Rotten Days in Late Summer
Night glares and Ferris wheels: the powerful debut poetry collection exploring youth, love, grief and class, in and out of the English countryside
In Rotten Days in Late Summer, Ralf Webb turns sensuous, musical poetry to a profound and illuminating examination of the textures of class, youth, adulthood and death in the working communities of the West Country, from mobile home parks, boyish factory workers and saleswomen kept on the road for days at a time, to the yearnings of young love shared with men and women alike. He explores, too, the metropolis, in its bewilderments, hypocrisies, pretensions and haunting promise.

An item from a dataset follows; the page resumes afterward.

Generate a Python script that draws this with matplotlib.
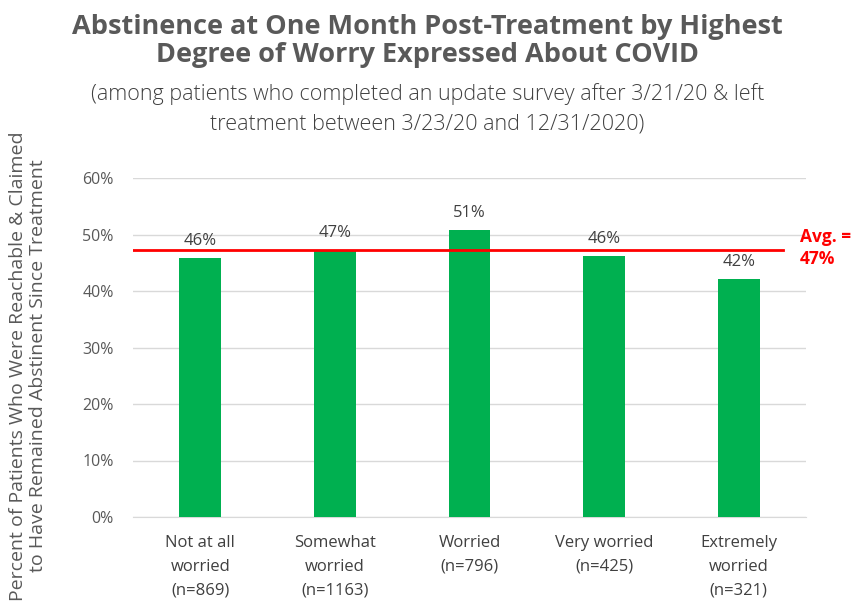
import matplotlib
matplotlib.use("Agg")
import matplotlib.pyplot as plt
from matplotlib.ticker import PercentFormatter

# data
categories = ["Not at all\nworried\n(n=869)", "Somewhat\nworried\n(n=1163)",
              "Worried\n(n=796)", "Very worried\n(n=425)", "Extremely\nworried\n(n=321)"]
abstinent = [45.9, 47.2, 50.8, 46.2, 42.2]
bar_labels = ["46%", "47%", "51%", "46%", "42%"]
average = 47.2
avg_label = "Avg. =\n47%"

plt.rcParams['font.family'] = ['Open Sans', 'DejaVu Sans']

fig = plt.figure(figsize=(8.55, 6.02), dpi=100)
ax = fig.add_axes([133/855, 85/602, 673/855, 339/602])

x = list(range(len(categories)))
ax.bar(x, abstinent, width=0.31, color="#00b050", zorder=3)
for xi, v, lab in zip(x, abstinent, bar_labels):
    ax.text(xi, v + 1.6, lab, ha="center", va="bottom", fontsize=12, color="#404040")

ax.plot([-0.5, 4.33], [average, average], color="#ff0000", lw=2, zorder=4)
fig.text(800/855, 1 - 248/602, avg_label, color="#ff0000", fontsize=12.5,
         fontweight="bold", ha="left", va="center", linespacing=1.35)

ax.set_xlim(-0.5, 4.5)
ax.set_ylim(0, 60)
ax.set_yticks(range(0, 61, 10))
ax.yaxis.set_major_formatter(PercentFormatter(decimals=0))
ax.set_xticks(x)
ax.set_xticklabels(categories, fontsize=12, color="#404040", linespacing=1.65)
ax.tick_params(axis="y", labelsize=11.5, labelcolor="#595959", length=0, pad=14)
ax.tick_params(axis="x", length=0, pad=13)
ax.grid(axis="y", color="#d9d9d9", lw=1, zorder=0)
for s in ["top", "right", "left"]:
    ax.spines[s].set_visible(False)
ax.spines["bottom"].set_color("#d9d9d9")

fig.text(28/855, 1 - 366/602,
         "Percent of Patients Who Were Reachable & Claimed\nto Have Remained Abstinent Since Treatment",
         rotation=90, ha="center", va="center", fontsize=14, color="#595959", linespacing=1.15)

fig.text(0.5, 1 - 41/602, "Abstinence at One Month Post-Treatment by Highest\nDegree of Worry Expressed About COVID",
         ha="center", va="center", fontsize=19.5, fontweight="bold", color="#595959", linespacing=1.15)
fig.text(0.5, 1 - 109/602, "(among patients who completed an update survey after 3/21/20 & left\ntreatment between 3/23/20 and 12/31/2020)",
         ha="center", va="center", fontsize=15.5, fontweight="light", color="#404040", linespacing=1.5)

fig.savefig("out.png", dpi=100)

Alongside individual poems, three sequences predominate: a series of 'Love Stories', charting a course through the dreams, lies and salt-baked limbs of multiple relationships; 'Diagnostics', which tells the story of the death from cancer of the poet's father, and closes the first movement; and 'Treetops', a virtuosic long poem weaving together grief and mental health struggles in an attempt to come to terms with the overwhelming data of a life.
The world of these poems is close, dangerous, lustrous and difficult: a world in which whole existences are lived in the spin of almost-inescapable fates. It is also our own. In searching for the light within it, this prodigious debut collection announces the arrival of a major new voice in British poetry.